U.S. consumer credit expanded in March at the fastest pace since late 2001, boosted by a rebound in credit-card use, and higher student and car loans, data from the Federal Reserve showed Monday.

Total consumer credit grew by $21.36 billion, or 10.2 percent, to $2.542 trillion in March, after an upwardly revised $9.3 billion expansion in February. This was significantly higher than the $8.5 billion increase economists had called for and brings the total expansion in consumer credit to $48.1 billion for the first quarter of 2012.

The main driver remained the non-revolving component, which includes student and car loans. It climbed by $16.2 billion following a revised $11.62-billion gain in February.
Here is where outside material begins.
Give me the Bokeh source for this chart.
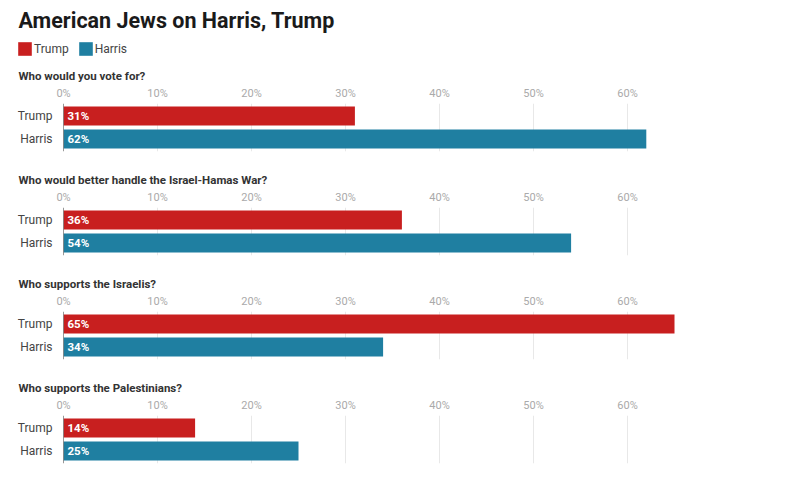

Revolving credit, which includes credit-card debt, increased in March by $5.18 billion to $803.63 billion, it's the first gain in three months.
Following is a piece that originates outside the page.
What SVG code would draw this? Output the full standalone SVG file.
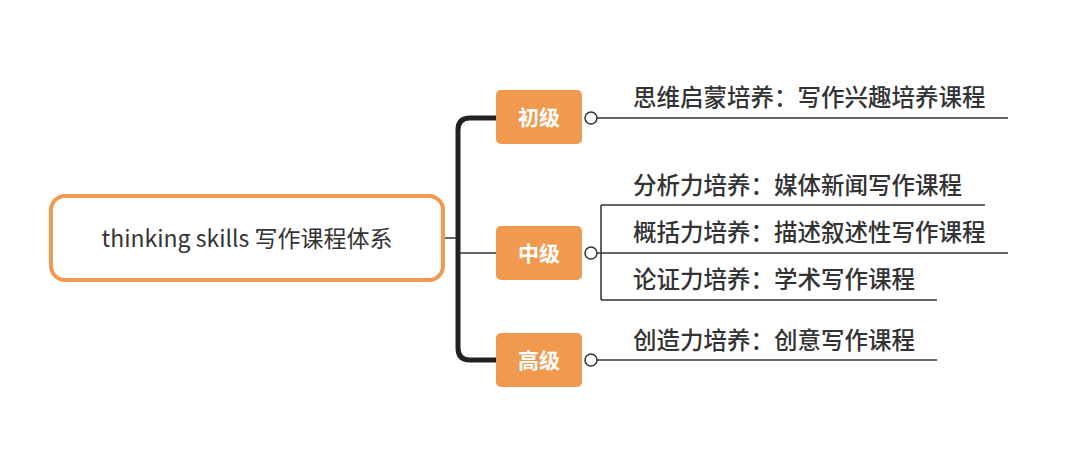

We expect that student loan growth will continue to push the level of consumer credit outstanding higher, and we look for revolving credit to expand as banks become more willing to lend, Barclay's economist Cooper Howes wrote in a note to clients on Monday.

Stocks were mixed. The S&P 500 climbed back into positive territory in the last minutes of trading, gaining 0.59 points, to 1,369.69, while the Dow Jones Industrial Average gave up 28.46 points, to 13,009.81.